Customers often ask us, What is the cost of advertising?" The question they should be asking is, "What is the cost of NOT advertising?" The price of advertising can be counted in dollars and cents, the cost of not advertising is immeasurable, not advertising can result in bankruptcy. We are selling the one thing every business needs--CUSTOMERS! Look at this information collected by the National Federation of Independent Businesses (NFIB)and reported in the December 28, 2011 edition of the New York Times:

1 in 4 NFIB members believe their biggest problem is weak sales.

William Dunkelberg, chief economist for the NFIB, expressed it this way: "The key to everything is cash coming in the front door." This is what we deliver, customers with cash in their pockets walking in the front door or picking up the phone to do business with our advertisers.

Never forget:

 Nobody wants to buy advertising--everybody wants more customers!
Don't talk to your customers about your paper, talk to your customers about your readers. That is what they really want to buy.

Take it easy, but take it!

Thanks for reading.

Jim Busch

Friday, May 4, 2012

"Escape" Television

When I talk to a business owner who is considering advertising on television (Cable or Local Broadcast) I ask them if they watch "Escape Routes" on NBC. Escape Routes is a television program that was produced by the Ford Motor Company and given at no charge to NBC. NBC could air the program and sell advertising around it, the only stipulation being that the network would not sell any other automotive ads on Escape Routes. This show features a group of young adults traveling around the country in their Ford Escapes and trying to win a new Ford by competing in challenges. This is a full 60 minutes of product placement. Ford decided to go this route (no pun intended) when they looked at the results from their advertising on American Idol. Coke whose products were featured during the show did much better than Ford who used traditional commercials. Ford realized that 44% of US homes now own a DVR (Digital Video Recorder such as a TIVO) This is an 11% increase in ownership of these commercial killing machines over just two years ago.Research indicates that DVR owners fast forward through more than 1/2 of the commercials during the programs they watch. Ford countered this trend by building their products into the show's content but this option is not available to small business advertisers. Thess devices coupled with the growing number of people who are watching TV on their laptops and tablet computers greatly reduces the impact of TV advertising.

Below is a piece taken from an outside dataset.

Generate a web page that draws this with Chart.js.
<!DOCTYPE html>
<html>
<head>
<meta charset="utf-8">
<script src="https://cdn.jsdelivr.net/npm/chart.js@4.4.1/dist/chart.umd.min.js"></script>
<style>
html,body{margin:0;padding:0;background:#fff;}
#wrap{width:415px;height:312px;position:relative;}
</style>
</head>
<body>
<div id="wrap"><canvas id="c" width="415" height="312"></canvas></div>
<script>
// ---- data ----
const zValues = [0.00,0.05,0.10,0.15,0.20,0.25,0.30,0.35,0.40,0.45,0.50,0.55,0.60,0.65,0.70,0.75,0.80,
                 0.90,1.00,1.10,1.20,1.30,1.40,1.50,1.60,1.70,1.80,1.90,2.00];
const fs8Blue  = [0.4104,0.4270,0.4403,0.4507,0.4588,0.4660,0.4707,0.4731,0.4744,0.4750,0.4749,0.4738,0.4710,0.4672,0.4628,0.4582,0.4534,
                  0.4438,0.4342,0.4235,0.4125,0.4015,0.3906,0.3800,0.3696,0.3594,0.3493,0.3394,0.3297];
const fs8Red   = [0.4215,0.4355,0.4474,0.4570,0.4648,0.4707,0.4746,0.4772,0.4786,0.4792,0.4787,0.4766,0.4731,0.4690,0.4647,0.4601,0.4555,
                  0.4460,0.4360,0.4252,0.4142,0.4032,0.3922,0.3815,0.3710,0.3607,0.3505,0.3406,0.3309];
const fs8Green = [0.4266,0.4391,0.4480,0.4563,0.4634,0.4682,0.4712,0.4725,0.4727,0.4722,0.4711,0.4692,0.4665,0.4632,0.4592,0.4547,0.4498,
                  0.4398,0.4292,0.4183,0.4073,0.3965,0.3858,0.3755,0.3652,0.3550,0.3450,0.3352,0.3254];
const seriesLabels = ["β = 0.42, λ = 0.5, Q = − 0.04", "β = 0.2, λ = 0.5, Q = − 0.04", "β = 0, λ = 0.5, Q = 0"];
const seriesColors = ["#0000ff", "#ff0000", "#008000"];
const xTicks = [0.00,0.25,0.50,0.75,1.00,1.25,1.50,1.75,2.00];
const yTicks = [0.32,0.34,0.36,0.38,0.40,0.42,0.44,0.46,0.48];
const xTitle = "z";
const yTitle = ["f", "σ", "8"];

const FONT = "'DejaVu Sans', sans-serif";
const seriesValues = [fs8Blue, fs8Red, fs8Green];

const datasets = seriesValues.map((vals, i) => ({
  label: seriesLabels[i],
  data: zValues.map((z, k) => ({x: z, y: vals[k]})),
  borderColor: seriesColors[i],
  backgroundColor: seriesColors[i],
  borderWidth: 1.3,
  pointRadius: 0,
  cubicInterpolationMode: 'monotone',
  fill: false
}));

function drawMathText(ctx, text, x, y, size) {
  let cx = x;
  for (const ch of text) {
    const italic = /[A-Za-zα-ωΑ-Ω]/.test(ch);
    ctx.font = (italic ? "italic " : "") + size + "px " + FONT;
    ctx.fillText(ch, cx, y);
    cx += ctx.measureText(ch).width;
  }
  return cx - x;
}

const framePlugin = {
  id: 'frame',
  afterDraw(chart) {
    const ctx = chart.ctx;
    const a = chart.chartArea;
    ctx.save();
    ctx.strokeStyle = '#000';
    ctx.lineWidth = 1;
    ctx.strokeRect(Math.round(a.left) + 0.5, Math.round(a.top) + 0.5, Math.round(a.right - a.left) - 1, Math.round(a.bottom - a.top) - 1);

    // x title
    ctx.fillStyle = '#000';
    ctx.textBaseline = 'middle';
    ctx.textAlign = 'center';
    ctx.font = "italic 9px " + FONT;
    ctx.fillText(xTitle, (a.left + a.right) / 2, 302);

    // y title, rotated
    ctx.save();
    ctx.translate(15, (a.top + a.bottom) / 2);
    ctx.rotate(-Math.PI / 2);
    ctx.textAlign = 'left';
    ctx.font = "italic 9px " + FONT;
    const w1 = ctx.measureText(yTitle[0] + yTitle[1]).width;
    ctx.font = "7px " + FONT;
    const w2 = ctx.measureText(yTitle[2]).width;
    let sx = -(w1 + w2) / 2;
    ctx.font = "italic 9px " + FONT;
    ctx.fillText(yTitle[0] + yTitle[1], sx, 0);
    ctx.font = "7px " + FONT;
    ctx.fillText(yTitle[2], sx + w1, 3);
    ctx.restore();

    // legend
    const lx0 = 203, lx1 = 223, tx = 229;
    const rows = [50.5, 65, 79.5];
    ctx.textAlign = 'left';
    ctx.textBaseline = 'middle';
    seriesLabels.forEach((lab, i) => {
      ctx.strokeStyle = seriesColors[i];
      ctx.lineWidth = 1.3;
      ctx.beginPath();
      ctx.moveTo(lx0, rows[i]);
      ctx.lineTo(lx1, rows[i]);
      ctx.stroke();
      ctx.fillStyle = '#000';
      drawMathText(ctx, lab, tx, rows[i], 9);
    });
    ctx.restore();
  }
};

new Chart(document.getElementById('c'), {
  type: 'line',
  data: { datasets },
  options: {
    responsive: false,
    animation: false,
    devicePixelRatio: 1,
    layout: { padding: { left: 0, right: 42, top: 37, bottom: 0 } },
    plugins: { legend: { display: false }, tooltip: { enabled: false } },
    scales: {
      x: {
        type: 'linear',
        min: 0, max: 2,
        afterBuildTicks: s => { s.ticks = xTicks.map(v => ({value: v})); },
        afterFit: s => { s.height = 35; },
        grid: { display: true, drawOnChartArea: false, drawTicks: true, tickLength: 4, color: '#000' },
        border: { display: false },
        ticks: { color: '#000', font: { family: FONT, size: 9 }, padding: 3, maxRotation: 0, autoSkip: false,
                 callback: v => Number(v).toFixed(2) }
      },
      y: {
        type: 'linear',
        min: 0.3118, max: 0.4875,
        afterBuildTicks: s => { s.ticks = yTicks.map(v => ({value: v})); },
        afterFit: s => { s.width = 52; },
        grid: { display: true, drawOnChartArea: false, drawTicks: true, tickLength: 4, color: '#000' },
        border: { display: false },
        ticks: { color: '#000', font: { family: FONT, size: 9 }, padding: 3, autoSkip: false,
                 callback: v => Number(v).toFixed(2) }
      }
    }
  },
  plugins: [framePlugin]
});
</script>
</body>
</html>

These are good points to share with prospects to get them thinking before they commit their budget to television.

Take it easy but take it!

Thanks  Jim Busch

Wednesday, April 25, 2012

Trapping ideas

Someone once said that "creativity is the ultimate competitive advantage." This is especially true in the advertising business. Ideas are our stock and trade. As I go through my week I see many things that stimulate my creativity. I see opportunities for new products, a need for a new sales approach or I think about a new sales tool. In the hustle and bustle of the work week, ideas get lost in the midst of a fast paced day. I make a point of carrying an "idea trap." This is a small memo book dedicated to writing down the ideas that occur to me during the day. I suppose more tech savvy people could use their smart phone or  I-pad but a simple notebook works best for me. I don't use this notebook for anything else, no phone numbers, expenses etc. At the end of the week, I go through the book and create files for the ideas I want to act on. This technique keeps me supplied with an constant stream of actionable ideas.